Code that draws figures:
◇ ◇ ◇

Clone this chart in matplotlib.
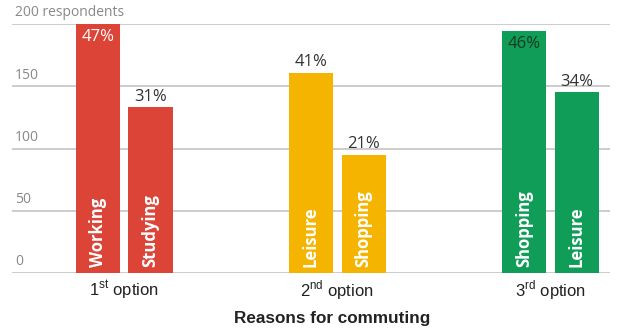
import matplotlib
matplotlib.use('Agg')
from matplotlib import pyplot as plt

# data
groups = ['1$^{\\mathrm{st}}$ option', '2$^{\\mathrm{nd}}$ option', '3$^{\\mathrm{rd}}$ option']
reasons = ['Working', 'Studying', 'Leisure', 'Shopping', 'Shopping', 'Leisure']
values = [200, 133, 161, 95, 194, 145]
percents = ['47%', '31%', '41%', '21%', '46%', '34%']
colors = ['#DB4437', '#DB4437', '#F4B400', '#F4B400', '#0F9D58', '#0F9D58']
yticks = [0, 50, 100, 150, 200]

plt.rcParams['mathtext.fontset'] = 'custom'
plt.rcParams['mathtext.rm'] = 'Liberation Sans'

fig = plt.figure(figsize=(6.21, 3.31), dpi=100)
ax = fig.add_axes([12/621, 58/331, 598/621, 249/331])

off = 0.124
w = 0.207
xs = []
for i in range(3):
    xs += [i - off, i + off]

ax.set_ylim(0, 200)
ax.set_xlim(-0.526, 2.28)
for t in yticks:
    ax.axhline(t, color='#c4c4c4', lw=1.2, zorder=0)
    lab = '200 respondents' if t == 200 else str(t)
    ax.text(0.005, t + 3, lab, transform=ax.get_yaxis_transform(),
            ha='left', va='bottom', fontsize=10, color='#888888', family='Open Sans')

ax.bar(xs, values, width=w, color=colors, zorder=2)

for x, v, p, r in zip(xs, values, percents, reasons):
    if v > 185:
        col = 'white' if p == '47%' else '#1a3a22'
        ax.text(x, v - 4, p, ha='center', va='top', fontsize=12,
                color=col, family='Open Sans', zorder=3)
    else:
        ax.text(x, v + 2, p, ha='center', va='bottom', fontsize=12,
                color='#333333', family='Open Sans', zorder=3)
    ax.text(x, 5, r, rotation=90, ha='center', va='bottom', fontsize=12,
            fontweight='bold', color='white', family='Open Sans', zorder=3)

ax.set_xticks(range(3))
ax.set_xticklabels(groups, fontsize=12, family='Liberation Sans', color='#222222')
ax.tick_params(axis='x', length=0, pad=4)
ax.set_yticks([])
for s in ax.spines.values():
    s.set_visible(False)

fig.text(332/621, 13/331, 'Reasons for commuting', ha='center', va='center',
         fontsize=12.3, fontweight='bold', family='Liberation Sans', color='#222222')

fig.savefig('out.png', dpi=100)
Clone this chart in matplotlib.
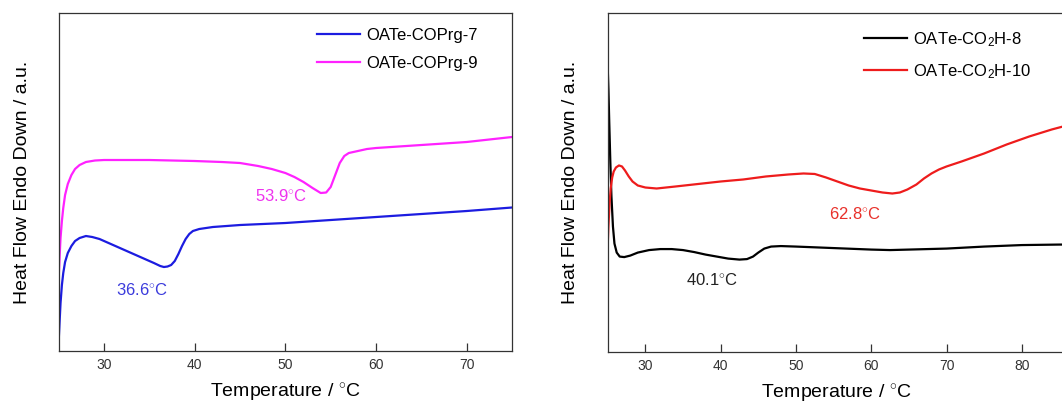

◇ ◇ ◇

**THE REQUEST:** Start at the top of the entries and repeat each line exactly, ending at the line that contains "from matplotlib import pyplot as plt". Pictures are not part of the copy.

**SOLVED EXERCISE:**
Clone this chart in matplotlib.
import matplotlib
matplotlib.use('Agg')
from matplotlib import pyplot as plt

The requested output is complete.